Aside from that way-early drive of the E400, Mercedes slipped us into the four-cylinder 2014 E250 Bluetec diesel – sorry, wagonistas, it’s sedan-only for the U.S. – that arrives in August. Displacement drops by roughly 50 percent to 2.1 liters versus the current 3.0-liter diesel six. But the new turbo-diesel is a fuel-sipping smoothie, with 195 horses and 369 lb-ft of torque. At a steady highway pace through the swelling hills of Catalonia, we managed 44 mpg, a remarkable gain over today’s E350 Bluetec.
Another economic upside: Mercedes confirmed that the rear-wheel-drive E250 Bluetec will become the most affordable E-class of all, undercutting the current E350 Bluetec’s $53,105 base price. The E250 will offer optional 4Matic AWD.
With all the downsizing and diesel-izing going on, it was easy to overlook America’s first choice, the E350. Sedan and wagon versions go on sale in May, carrying over their 302-horse, direct-injection gasoline V-6. The 2014 E550 will also arrive in May.

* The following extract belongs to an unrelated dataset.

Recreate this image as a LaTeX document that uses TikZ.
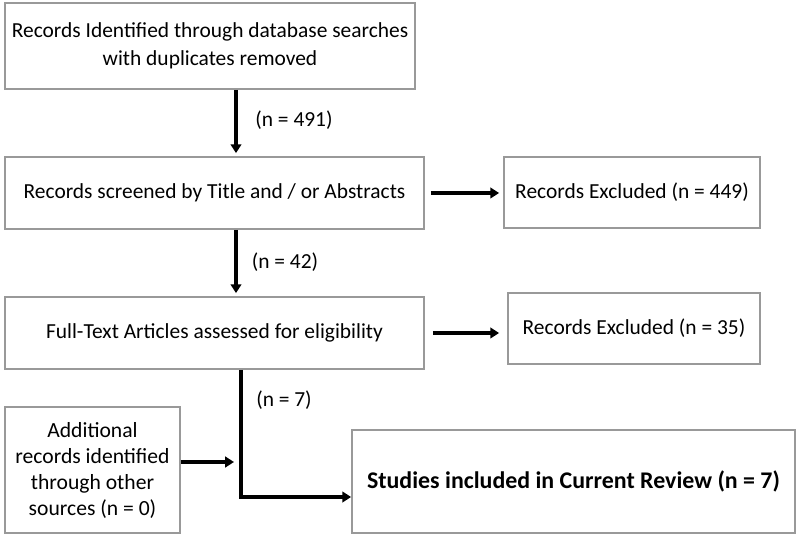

The current E400 Hybrid V-6-plus-electric model carries over the departing body style and interior until next year.
Sedan, wagon, coupe or cabriolet, the E-class’s reworked body impressed everyone from journalists to janitors at Detroit’s auto show in January. With additions where it counts – a sinuous, air-slurping front end – and the tasteful subtraction of the clumsy pontoon rear fender, Mercedes’ oft-criticized sedan styling language is suddenly speaking sexy.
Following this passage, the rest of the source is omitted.